The wharf the Beth Alison has used all summer to load and off-load is owned by a clam buyer, and the tide is now making, bringing diggers in its wake. As we winch everything aboard onto the wharf, the boys are lining up with their rollers to weigh out and get paid. Clammers ARE a hard-looking bunch. Wider across the shoulders than across the eyes, if you get my drift. And their knuckles drag on the ground. Well, almost. I go into the buyer’s shed and ask if I can buy some fresh clams. They sure look good.

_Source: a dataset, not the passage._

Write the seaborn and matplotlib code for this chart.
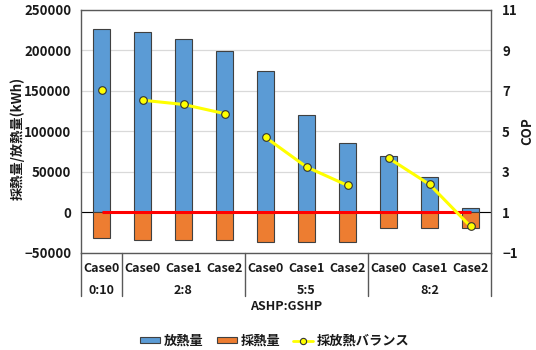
import numpy as np
import pandas as pd
import matplotlib
matplotlib.use("Agg")
import matplotlib.pyplot as plt
import matplotlib.transforms as mtransforms
from matplotlib.lines import Line2D
from matplotlib.patches import Patch
import seaborn as sns

# ---- data -------------------------------------------------------------
ratio_groups = ["0:10", "2:8", "2:8", "2:8", "5:5", "5:5", "5:5", "8:2", "8:2", "8:2"]
cases = ["Case0", "Case0", "Case1", "Case2", "Case0", "Case1", "Case2", "Case0", "Case1", "Case2"]
heat_release = [226000, 222000, 214000, 199000, 174000, 120000, 86000, 69000, 44000, 6000]
heat_extract = [-32000, -34000, -34000, -34000, -37000, -37000, -37000, -19000, -19000, -19000]
cop_balance = [7.04, 6.53, 6.32, 5.87, 4.70, 3.24, 2.33, 3.68, 2.38, 0.31]
group_labels = ["0:10", "2:8", "5:5", "8:2"]

y_ticks = [-50000, 0, 50000, 100000, 150000, 200000, 250000]
cop_ticks = [-1, 1, 3, 5, 7, 9, 11]

# ---- style ------------------------------------------------------------
sns.set_theme(style="white")
plt.rcParams["font.family"] = ["Noto Sans CJK JP", "DejaVu Sans"]
plt.rcParams["font.weight"] = "bold"
plt.rcParams["axes.labelweight"] = "bold"
plt.rcParams["axes.unicode_minus"] = True

BLUE = "#5B9BD5"
ORANGE = "#ED7D31"
YELLOW = "#FFFF00"
RED = "#FF0000"
EDGE = "#404040"
TXT = "#1a1a1a"
FS = 9.5

df = pd.DataFrame({
    "key": [f"{g}|{c}" for g, c in zip(ratio_groups, cases)],
    "group": ratio_groups,
    "case": cases,
    "release": heat_release,
    "extract": heat_extract,
    "cop": cop_balance,
})
df["pos"] = np.arange(len(df))
order = list(df["key"])

W, H = 536, 350
AX_L, AX_R, AX_T, AX_B = 81, 491, 9.5, 253
fig = plt.figure(figsize=(W / 100, H / 100), dpi=100)
ax = fig.add_axes([AX_L / W, 1 - AX_B / H, (AX_R - AX_L) / W, (AX_B - AX_T) / H])

ax.set_axisbelow(True)
ax.yaxis.grid(True, color="#D9D9D9", lw=0.9)
ax.axhline(0, color="black", lw=0.8, zorder=1)

sns.barplot(data=df, x="key", y="release", order=order, color=BLUE,
            width=0.4, saturation=1, edgecolor=EDGE, linewidth=0.8, ax=ax, zorder=2)
sns.barplot(data=df, x="key", y="extract", order=order, color=ORANGE,
            width=0.4, saturation=1, edgecolor=EDGE, linewidth=0.8, ax=ax, zorder=2)

ax.set_xlim(-0.5, len(df) - 0.5)
ax.set_ylim(-50000, 250000)
ax.set_yticks(y_ticks)
ax.set_yticklabels([f"{v:d}".replace("-", "\u2212") for v in y_ticks],
                   fontsize=FS, color=TXT)
ax.set_xticks([])
ax.set_xlabel("")
ax.set_ylabel("採熱量/放熱量(kWh)", fontsize=FS, color=TXT)
ax.yaxis.set_label_coords((25 - AX_L) / (AX_R - AX_L), 0.47)
ax.tick_params(axis="y", length=0, pad=7)
for s in ax.spines.values():
    s.set_color("#595959")
    s.set_linewidth(1.0)

# COP on the secondary axis
ax2 = ax.twinx()
ax2.set_ylim(-1, 11)

# balance line (COP = 1, i.e. zero heat) from first to last case
ax2.hlines(1, df["pos"].iloc[0], df["pos"].iloc[-1], color=RED, lw=2.2, zorder=3)

sns.lineplot(data=df, x="pos", y="cop", hue="group",
             palette={g: YELLOW for g in group_labels},
             marker="o", markersize=5.5, markerfacecolor=YELLOW,
             markeredgecolor="#333333", markeredgewidth=0.8,
             lw=2.2, legend=False, ax=ax2, zorder=4)
ax2.set_xlim(-0.5, len(df) - 0.5)
ax2.set_ylim(-1, 11)
ax2.set_yticks(cop_ticks)
ax2.set_yticklabels([f"{v:d}".replace("-", "\u2212") for v in cop_ticks],
                    fontsize=FS, color=TXT)
ax2.tick_params(axis="y", length=0, pad=8)
ax2.set_xlabel("")
ax2.set_ylabel("COP", fontsize=FS, color=TXT)
ax2.yaxis.set_label_coords((520 - AX_L) / (AX_R - AX_L), 0.5)
for s in ax2.spines.values():
    s.set_visible(False)

# two-level category axis below the plot
trans = mtransforms.blended_transform_factory(ax.transData, fig.transFigure)
for p, c in zip(df["pos"], df["case"]):
    fig.text(p, 1 - 269 / H, c, transform=trans, ha="center", va="center",
             fontsize=9, color=TXT)
grp_pos = df.groupby("group", sort=False)["pos"].agg(["min", "max"])
for g in group_labels:
    lo, hi = grp_pos.loc[g, "min"], grp_pos.loc[g, "max"]
    fig.text((lo + hi) / 2, 1 - 291 / H, g, transform=trans, ha="center",
             va="center", fontsize=9, color=TXT)
bounds = [grp_pos.loc[group_labels[0], "min"] - 0.5] + \
         [grp_pos.loc[g, "max"] + 0.5 for g in group_labels]
for b in bounds:
    fig.add_artist(Line2D([b, b], [1 - AX_B / H, 1 - 296 / H], transform=trans,
                          color="#595959", lw=1.0))
fig.text(0.5 * (AX_L + AX_R) / W, 1 - 307 / H, "ASHP:GSHP", ha="center",
         va="center", fontsize=9, color=TXT)

handles = [
    Patch(facecolor=BLUE, edgecolor=EDGE, linewidth=0.8, label="放熱量"),
    Patch(facecolor=ORANGE, edgecolor=EDGE, linewidth=0.8, label="採熱量"),
    Line2D([], [], color=YELLOW, lw=2, marker="o", markersize=4.5,
           markerfacecolor=YELLOW, markeredgecolor="#333333", markeredgewidth=0.8,
           label="採放熱バランス"),
]
fig.legend(handles=handles, loc="center", bbox_to_anchor=(275 / W, 1 - 341 / H),
           ncol=3, frameon=False, fontsize=FS, handlelength=1.5, handleheight=0.35,
           handletextpad=0.3, columnspacing=1.0, labelcolor=TXT)

fig.savefig("out.png", dpi=100)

Of course I haven’t a clue what clams are now going for, and I gulp when I find the diggers are getting $80 a bushel, even this late in the tourist season. I quickly downgrade my request for half a bushel to $20’s worth. I give him the bill. But the buyer is busy, and we are still packing the truck and trailer, which Eli has backed down the wharf. When we get through emptying the Beth Alison, David says, “Let’s give Mike some groceries to thank him.” So Eli and I take two armloads of goodies into the shed.

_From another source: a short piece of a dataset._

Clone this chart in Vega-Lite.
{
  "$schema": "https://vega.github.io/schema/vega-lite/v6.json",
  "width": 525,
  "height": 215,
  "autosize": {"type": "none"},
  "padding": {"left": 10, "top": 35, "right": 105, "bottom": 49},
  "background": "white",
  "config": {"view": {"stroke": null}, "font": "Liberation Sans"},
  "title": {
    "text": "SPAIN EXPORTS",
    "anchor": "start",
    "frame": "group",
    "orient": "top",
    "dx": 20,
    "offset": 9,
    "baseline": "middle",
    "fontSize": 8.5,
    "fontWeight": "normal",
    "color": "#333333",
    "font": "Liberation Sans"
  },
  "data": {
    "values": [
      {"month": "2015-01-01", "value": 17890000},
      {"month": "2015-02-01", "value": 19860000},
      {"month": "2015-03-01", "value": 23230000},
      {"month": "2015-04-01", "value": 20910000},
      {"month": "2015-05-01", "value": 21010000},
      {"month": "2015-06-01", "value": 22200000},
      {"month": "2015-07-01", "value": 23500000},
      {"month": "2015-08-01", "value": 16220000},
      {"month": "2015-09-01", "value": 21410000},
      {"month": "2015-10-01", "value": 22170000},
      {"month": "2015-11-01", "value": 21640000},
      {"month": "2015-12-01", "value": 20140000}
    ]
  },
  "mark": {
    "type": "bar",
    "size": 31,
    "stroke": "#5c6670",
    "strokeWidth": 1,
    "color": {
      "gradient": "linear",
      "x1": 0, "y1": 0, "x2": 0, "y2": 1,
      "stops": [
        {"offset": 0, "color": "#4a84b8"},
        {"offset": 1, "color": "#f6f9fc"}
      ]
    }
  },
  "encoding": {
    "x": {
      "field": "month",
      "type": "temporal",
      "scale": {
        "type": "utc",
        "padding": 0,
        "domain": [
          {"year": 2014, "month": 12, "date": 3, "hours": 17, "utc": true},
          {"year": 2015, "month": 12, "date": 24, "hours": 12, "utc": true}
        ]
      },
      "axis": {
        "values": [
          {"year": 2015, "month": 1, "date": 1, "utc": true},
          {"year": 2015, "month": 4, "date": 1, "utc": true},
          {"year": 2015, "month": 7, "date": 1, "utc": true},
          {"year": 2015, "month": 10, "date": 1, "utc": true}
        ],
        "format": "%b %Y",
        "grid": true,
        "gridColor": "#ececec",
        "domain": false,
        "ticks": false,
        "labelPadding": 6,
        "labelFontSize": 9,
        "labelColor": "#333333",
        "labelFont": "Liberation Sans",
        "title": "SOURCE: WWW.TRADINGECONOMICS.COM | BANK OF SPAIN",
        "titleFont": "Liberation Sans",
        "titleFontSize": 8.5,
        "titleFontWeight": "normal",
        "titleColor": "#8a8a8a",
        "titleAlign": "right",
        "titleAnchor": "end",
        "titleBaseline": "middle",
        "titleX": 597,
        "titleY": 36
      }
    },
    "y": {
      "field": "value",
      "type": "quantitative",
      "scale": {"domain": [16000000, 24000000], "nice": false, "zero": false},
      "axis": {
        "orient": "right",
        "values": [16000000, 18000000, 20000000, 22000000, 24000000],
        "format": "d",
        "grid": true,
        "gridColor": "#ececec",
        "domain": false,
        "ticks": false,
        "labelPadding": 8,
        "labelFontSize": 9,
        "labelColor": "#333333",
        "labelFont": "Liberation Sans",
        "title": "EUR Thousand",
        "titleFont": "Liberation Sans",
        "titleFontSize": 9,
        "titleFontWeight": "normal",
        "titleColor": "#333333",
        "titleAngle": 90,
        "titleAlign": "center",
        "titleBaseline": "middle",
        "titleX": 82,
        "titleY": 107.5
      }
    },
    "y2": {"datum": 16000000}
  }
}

“Geez. I almost forgot your clams,” Mike says, and gives me a full bushel.

David moors the boat, rows ashore, and retrieves Alison’s wagon. Eli and I chat up the long miles to Bowdoinham, talking about house designs (he recently built a two-story yurt house in northern Washington State), and about sled dogs (which he used to twitch out the lumber).. and about environmental design. He dumps me out across the road from our house in Annie’s truck stop, just before 8PM. I give him half the clams. Peggy and I feast on steamers until our eyes bug out.